Unfortunately, each of these lab-grown technologies have come under fire for their use of energy. Diamonds are created through a natural process deep in the earth, so why would we use excess energy to recreate it? Also, when it comes to lab-grown meat, Prof Raymond Pierrehumbert, co-author of a study at Oxford Martin School into long-term climate implications of cultured meat, commented that “per tonne emitted, methane has a much larger warming impact than carbon dioxide. However, it only remains in the atmosphere for about 12 years, whereas carbon dioxide persists and accumulates for millennia.” Which means, over time, the energy used for lab-grown meat could mean more pollution than cattle farming.
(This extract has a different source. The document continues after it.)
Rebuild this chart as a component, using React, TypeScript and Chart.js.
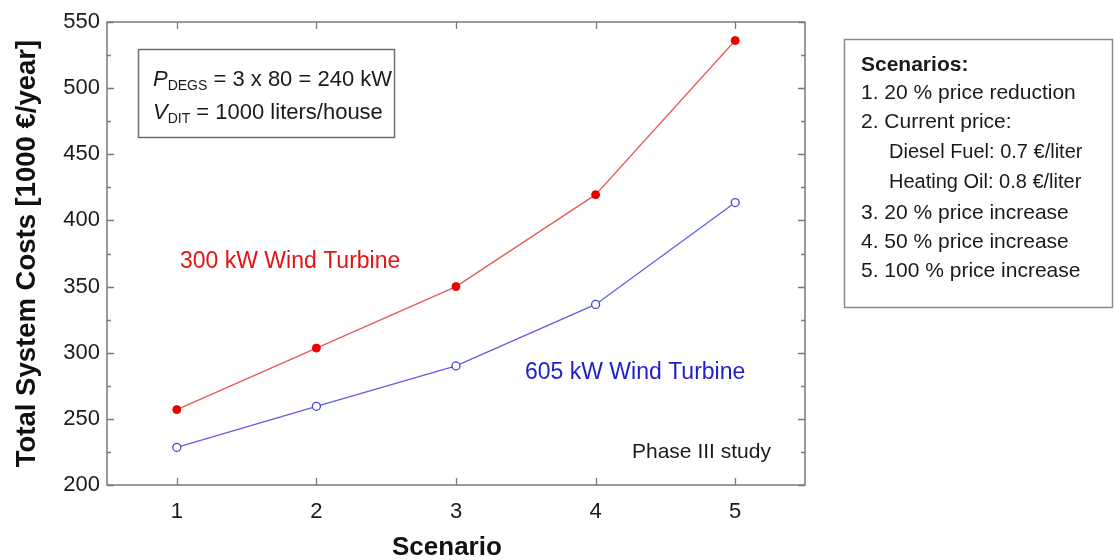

Mehta argues that the energy use for her brand, N-UE, compared to her experience of the mining industry doesn’t pose a problem, she gave us the numbers of lab-grown diamonds compared to the energy used to extract mined diamonds; “57000g vs 0,028g per carat, mining also requires extensive water, 480L vs 70L per carat and the removal of tons of dirt, 250 tons vs none per carat.” However, we believe this whole argument is mute because of renewable energy. Mehta says, even with her figures being lower she still only works with labs who use renewable energy; “when in a lab it is possible to monitor and control the source of energy, so, we personally check that the labs we source from use renewable sources of energy and are environmentally friendly.” Bold Threads have similarly said they plan to undertake a full LCA to measure their energy use and adjust it accordingly. The whole point is these processes give us control.
We believe that yes, these labs will all have to be run on renewable energy for their process to truly help the planet. But we believe that this is possible, renewable energy is growing at what the Finical Times recently called a “blistering pace,” in 2019 the growth of renewable energy globally increased by 12.2%, and in the last decade the world’s consumption of renewable energy nearly quadrupled from 8.2 exajoules in 2009 to 29.0 exajoules in 2019. There are many sustainable projects developing all at different paces but we hope that when these technological ideas become a reality for the masses, they will all interlock and work with each other. That is the only way a new era can be achieved.
Lab-grown only mirrors dependant we are on technology rather than nature—to give us what we need. Not to take too negative a view but with the population growing and natural resources remaining the same modernists say that “without technology, it [sustainability] can only be done by culling humanity.” Obviously that is not something we encourage or approve of, but it is an indication of how we need to start innovating for the bigger, more demanding society we now live in.
The 20th century economist, Joseph Schumpeter, coined the phrase ‘creative destruction’ which describes how new innovations replace existing ones and so, our society is constantly changing. He argued that capitalism is built on new markets opening up from new innovation, each innovation transforms the world into something new and allows those to reap the rewards of starting a new era. For example, the automobile, the Green Revolution or the internet. Now the ‘new world’ is one focused on a sustainable existence and the way for both profit and innovation is to take on that technological challenge.